## Dataset extract

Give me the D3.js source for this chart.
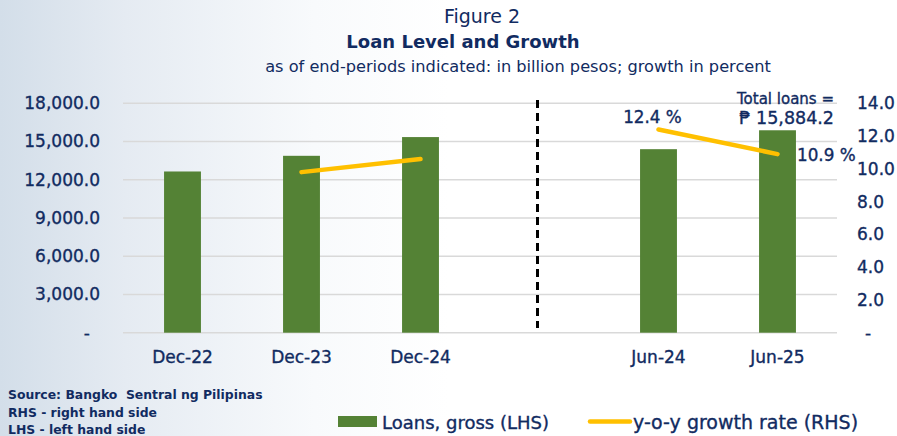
<!DOCTYPE html>
<html>
<head>
<meta charset="utf-8">
<script src="https://cdn.jsdelivr.net/npm/d3@7"></script>
<style>
  html, body { margin: 0; padding: 0; background: #fff; }
  svg { display: block; }
  text { font-family: "DejaVu Sans", sans-serif; fill: #112b61; }
  .med { stroke: #112b61; stroke-width: 0.35px; }
</style>
</head>
<body>
<svg id="chart" width="897" height="436"></svg>
<script>
// ---- data ----
const categories = ["Dec-22", "Dec-23", "Dec-24", "gap", "Jun-24", "Jun-25"];
const categoryLabels = ["Dec-22", "Dec-23", "Dec-24", "", "Jun-24", "Jun-25"];
const loans = [12650, 13880, 15350, null, 14400, 15884.2];
const growth = [null, 9.8, 10.6, null, 12.4, 10.9];
const leftTicks = [0, 3000, 6000, 9000, 12000, 15000, 18000];
const rightTicks = [0, 2, 4, 6, 8, 10, 12, 14];

const W = 897, H = 436;
const plot = { left: 123, right: 837, top: 103.3, bottom: 332.7 };
const navy = "#112b61", green = "#548235", yellow = "#ffc000";

const svg = d3.select("#chart");

// background gradient
const defs = svg.append("defs");
const grad = defs.append("linearGradient").attr("id", "bg").attr("x1", "0").attr("x2", "1").attr("y1", "0").attr("y2", "0");
grad.append("stop").attr("offset", "0").attr("stop-color", "#d3dee9");
grad.append("stop").attr("offset", "0.14").attr("stop-color", "#e5ebf2");
grad.append("stop").attr("offset", "0.35").attr("stop-color", "#f8fafc");
grad.append("stop").attr("offset", "0.5").attr("stop-color", "#ffffff");
grad.append("stop").attr("offset", "1").attr("stop-color", "#ffffff");
svg.append("rect").attr("width", W).attr("height", H).attr("fill", "url(#bg)");

// scales
const x = d3.scaleBand().domain(categories).range([plot.left, plot.right])
  .paddingInner(0.69).paddingOuter(0.345);
const yL = d3.scaleLinear().domain([0, 18000]).range([plot.bottom, plot.top]);
const yR = d3.scaleLinear().domain([0, 14]).range([plot.bottom, plot.top]);

// gridlines
svg.append("g").selectAll("line").data(leftTicks).join("line")
  .attr("x1", plot.left).attr("x2", plot.right)
  .attr("y1", d => yL(d)).attr("y2", d => yL(d))
  .attr("stroke", "#d9d9d9").attr("stroke-width", 1.5);

// left axis
const fmtL = d => d === 0 ? "-" : d3.format(",.1f")(d);
const gL = svg.append("g").attr("transform", `translate(${plot.left},0)`)
  .call(d3.axisLeft(yL).tickValues(leftTicks).tickFormat(fmtL).tickSize(0).tickPadding(23));
gL.select(".domain").remove();
gL.selectAll("text").attr("font-size", 17).attr("fill", navy).attr("class", "med")
  .style("font-family", '"DejaVu Sans", sans-serif')
  .attr("dx", d => d === 0 ? -10 : 0);

// right axis
const fmtR = d => d === 0 ? "-" : d3.format(".1f")(d);
const gR = svg.append("g").attr("transform", `translate(${plot.right},0)`)
  .call(d3.axisRight(yR).tickValues(rightTicks).tickFormat(fmtR).tickSize(0).tickPadding(20));
gR.select(".domain").remove();
gR.selectAll("text").attr("font-size", 17).attr("fill", navy).attr("class", "med")
  .style("font-family", '"DejaVu Sans", sans-serif')
  .attr("dx", d => d === 0 ? 8 : 0);

// bottom axis labels
const gB = svg.append("g").attr("transform", `translate(0,${plot.bottom})`)
  .call(d3.axisBottom(x).tickFormat((d, i) => categoryLabels[i]).tickSize(0).tickPadding(18));
gB.select(".domain").remove();
gB.selectAll("text").attr("font-size", 17).attr("fill", navy).attr("class", "med")
  .style("font-family", '"DejaVu Sans", sans-serif');

// bars
const barData = categories.map((c, i) => ({ c, v: loans[i] })).filter(d => d.v != null);
svg.append("g").selectAll("rect").data(barData).join("rect")
  .attr("x", d => x(d.c)).attr("width", x.bandwidth())
  .attr("y", d => yL(d.v)).attr("height", d => yL(0) - yL(d.v))
  .attr("fill", green);

// dashed divider
const gapX = x("gap") + x.bandwidth() / 2 - 2;
svg.append("line").attr("x1", gapX).attr("x2", gapX).attr("y1", 100).attr("y2", 328)
  .attr("stroke", "#000").attr("stroke-width", 3).attr("stroke-dasharray", "8,5");

// growth line
const lineData = categories.map((c, i) => ({ c, v: growth[i] }));
const line = d3.line().defined(d => d.v != null)
  .x(d => x(d.c) + x.bandwidth() / 2).y(d => yR(d.v));
svg.append("path").datum(lineData).attr("d", line)
  .attr("fill", "none").attr("stroke", yellow).attr("stroke-width", 4.5)
  .attr("stroke-linecap", "round");

// annotations
const ann = svg.append("g").attr("font-size", 16.8).attr("class", "med");
ann.append("text").attr("x", x("Jun-24") + x.bandwidth() / 2 - 6).attr("y", yR(12.4) - 7)
  .attr("text-anchor", "middle").text("12.4 %");
ann.append("text").attr("x", 834).attr("y", 104).attr("text-anchor", "end").attr("font-size", 15).text("Total loans =");
ann.append("text").attr("x", 834).attr("y", 124).attr("text-anchor", "end").attr("font-size", 17.5).text("₱ 15,884.2");
ann.append("text").attr("x", 797).attr("y", 161).text("10.9 %");

// titles
svg.append("text").attr("x", 482).attr("y", 23).attr("text-anchor", "middle")
  .attr("font-size", 19).text("Figure 2");
svg.append("text").attr("x", 463).attr("y", 48).attr("text-anchor", "middle")
  .attr("font-size", 18).attr("font-weight", "bold").text("Loan Level and Growth");
svg.append("text").attr("x", 518).attr("y", 72).attr("text-anchor", "middle")
  .attr("font-size", 16.2).text("as of end-periods indicated: in billion pesos; growth in percent");

// notes
const notes = ["Source: Bangko  Sentral ng Pilipinas", "RHS - right hand side", "LHS - left hand side"];
svg.append("g").selectAll("text").data(notes).join("text")
  .attr("x", 8).attr("y", (d, i) => 399 + i * 17.5)
  .attr("font-size", 12.4).attr("font-weight", "bold")
  .style("white-space", "pre").attr("xml:space", "preserve").text(d => d);

// legend
const lg = svg.append("g");
lg.append("rect").attr("x", 338).attr("y", 416).attr("width", 39).attr("height", 11).attr("fill", green);
lg.append("text").attr("x", 382).attr("y", 429).attr("font-size", 18).attr("class", "med").text("Loans, gross (LHS)");
lg.append("line").attr("x1", 590).attr("x2", 630).attr("y1", 421.5).attr("y2", 421.5)
  .attr("stroke", yellow).attr("stroke-width", 4.5).attr("stroke-linecap", "round");
lg.append("text").attr("x", 633).attr("y", 429).attr("font-size", 19).attr("class", "med").text("y-o-y growth rate (RHS)");
</script>
</body>
</html>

## Task description
Pictures are to be left out; repeat all the remaining data exactly.

## Solution below
Give me the D3.js source for this chart.
<!DOCTYPE html>
<html>
<head>
<meta charset="utf-8">
<script src="https://cdn.jsdelivr.net/npm/d3@7"></script>
<style>
  html, body { margin: 0; padding: 0; background: #fff; }
  svg { display: block; }
  text { font-family: "DejaVu Sans", sans-serif; fill: #112b61; }
  .med { stroke: #112b61; stroke-width: 0.35px; }
</style>
</head>
<body>
<svg id="chart" width="897" height="436"></svg>
<script>
// ---- data ----
const categories = ["Dec-22", "Dec-23", "Dec-24", "gap", "Jun-24", "Jun-25"];
const categoryLabels = ["Dec-22", "Dec-23", "Dec-24", "", "Jun-24", "Jun-25"];
const loans = [12650, 13880, 15350, null, 14400, 15884.2];
const growth = [null, 9.8, 10.6, null, 12.4, 10.9];
const leftTicks = [0, 3000, 6000, 9000, 12000, 15000, 18000];
const rightTicks = [0, 2, 4, 6, 8, 10, 12, 14];

const W = 897, H = 436;
const plot = { left: 123, right: 837, top: 103.3, bottom: 332.7 };
const navy = "#112b61", green = "#548235", yellow = "#ffc000";

const svg = d3.select("#chart");

// background gradient
const defs = svg.append("defs");
const grad = defs.append("linearGradient").attr("id", "bg").attr("x1", "0").attr("x2", "1").attr("y1", "0").attr("y2", "0");
grad.append("stop").attr("offset", "0").attr("stop-color", "#d3dee9");
grad.append("stop").attr("offset", "0.14").attr("stop-color", "#e5ebf2");
grad.append("stop").attr("offset", "0.35").attr("stop-color", "#f8fafc");
grad.append("stop").attr("offset", "0.5").attr("stop-color", "#ffffff");
grad.append("stop").attr("offset", "1").attr("stop-color", "#ffffff");
svg.append("rect").attr("width", W).attr("height", H).attr("fill", "url(#bg)");

// scales
const x = d3.scaleBand().domain(categories).range([plot.left, plot.right])
  .paddingInner(0.69).paddingOuter(0.345);
const yL = d3.scaleLinear().domain([0, 18000]).range([plot.bottom, plot.top]);
const yR = d3.scaleLinear().domain([0, 14]).range([plot.bottom, plot.top]);

// gridlines
svg.append("g").selectAll("line").data(leftTicks).join("line")
  .attr("x1", plot.left).attr("x2", plot.right)
  .attr("y1", d => yL(d)).attr("y2", d => yL(d))
  .attr("stroke", "#d9d9d9").attr("stroke-width", 1.5);

// left axis
const fmtL = d => d === 0 ? "-" : d3.format(",.1f")(d);
const gL = svg.append("g").attr("transform", `translate(${plot.left},0)`)
  .call(d3.axisLeft(yL).tickValues(leftTicks).tickFormat(fmtL).tickSize(0).tickPadding(23));
gL.select(".domain").remove();
gL.selectAll("text").attr("font-size", 17).attr("fill", navy).attr("class", "med")
  .style("font-family", '"DejaVu Sans", sans-serif')
  .attr("dx", d => d === 0 ? -10 : 0);

// right axis
const fmtR = d => d === 0 ? "-" : d3.format(".1f")(d);
const gR = svg.append("g").attr("transform", `translate(${plot.right},0)`)
  .call(d3.axisRight(yR).tickValues(rightTicks).tickFormat(fmtR).tickSize(0).tickPadding(20));
gR.select(".domain").remove();
gR.selectAll("text").attr("font-size", 17).attr("fill", navy).attr("class", "med")
  .style("font-family", '"DejaVu Sans", sans-serif')
  .attr("dx", d => d === 0 ? 8 : 0);

// bottom axis labels
const gB = svg.append("g").attr("transform", `translate(0,${plot.bottom})`)
  .call(d3.axisBottom(x).tickFormat((d, i) => categoryLabels[i]).tickSize(0).tickPadding(18));
gB.select(".domain").remove();
gB.selectAll("text").attr("font-size", 17).attr("fill", navy).attr("class", "med")
  .style("font-family", '"DejaVu Sans", sans-serif');

// bars
const barData = categories.map((c, i) => ({ c, v: loans[i] })).filter(d => d.v != null);
svg.append("g").selectAll("rect").data(barData).join("rect")
  .attr("x", d => x(d.c)).attr("width", x.bandwidth())
  .attr("y", d => yL(d.v)).attr("height", d => yL(0) - yL(d.v))
  .attr("fill", green);

// dashed divider
const gapX = x("gap") + x.bandwidth() / 2 - 2;
svg.append("line").attr("x1", gapX).attr("x2", gapX).attr("y1", 100).attr("y2", 328)
  .attr("stroke", "#000").attr("stroke-width", 3).attr("stroke-dasharray", "8,5");

// growth line
const lineData = categories.map((c, i) => ({ c, v: growth[i] }));
const line = d3.line().defined(d => d.v != null)
  .x(d => x(d.c) + x.bandwidth() / 2).y(d => yR(d.v));
svg.append("path").datum(lineData).attr("d", line)
  .attr("fill", "none").attr("stroke", yellow).attr("stroke-width", 4.5)
  .attr("stroke-linecap", "round");

// annotations
const ann = svg.append("g").attr("font-size", 16.8).attr("class", "med");
ann.append("text").attr("x", x("Jun-24") + x.bandwidth() / 2 - 6).attr("y", yR(12.4) - 7)
  .attr("text-anchor", "middle").text("12.4 %");
ann.append("text").attr("x", 834).attr("y", 104).attr("text-anchor", "end").attr("font-size", 15).text("Total loans =");
ann.append("text").attr("x", 834).attr("y", 124).attr("text-anchor", "end").attr("font-size", 17.5).text("₱ 15,884.2");
ann.append("text").attr("x", 797).attr("y", 161).text("10.9 %");

// titles
svg.append("text").attr("x", 482).attr("y", 23).attr("text-anchor", "middle")
  .attr("font-size", 19).text("Figure 2");
svg.append("text").attr("x", 463).attr("y", 48).attr("text-anchor", "middle")
  .attr("font-size", 18).attr("font-weight", "bold").text("Loan Level and Growth");
svg.append("text").attr("x", 518).attr("y", 72).attr("text-anchor", "middle")
  .attr("font-size", 16.2).text("as of end-periods indicated: in billion pesos; growth in percent");

// notes
const notes = ["Source: Bangko  Sentral ng Pilipinas", "RHS - right hand side", "LHS - left hand side"];
svg.append("g").selectAll("text").data(notes).join("text")
  .attr("x", 8).attr("y", (d, i) => 399 + i * 17.5)
  .attr("font-size", 12.4).attr("font-weight", "bold")
  .style("white-space", "pre").attr("xml:space", "preserve").text(d => d);

// legend
const lg = svg.append("g");
lg.append("rect").attr("x", 338).attr("y", 416).attr("width", 39).attr("height", 11).attr("fill", green);
lg.append("text").attr("x", 382).attr("y", 429).attr("font-size", 18).attr("class", "med").text("Loans, gross (LHS)");
lg.append("line").attr("x1", 590).attr("x2", 630).attr("y1", 421.5).attr("y2", 421.5)
  .attr("stroke", yellow).attr("stroke-width", 4.5).attr("stroke-linecap", "round");
lg.append("text").attr("x", 633).attr("y", 429).attr("font-size", 19).attr("class", "med").text("y-o-y growth rate (RHS)");
</script>
</body>
</html>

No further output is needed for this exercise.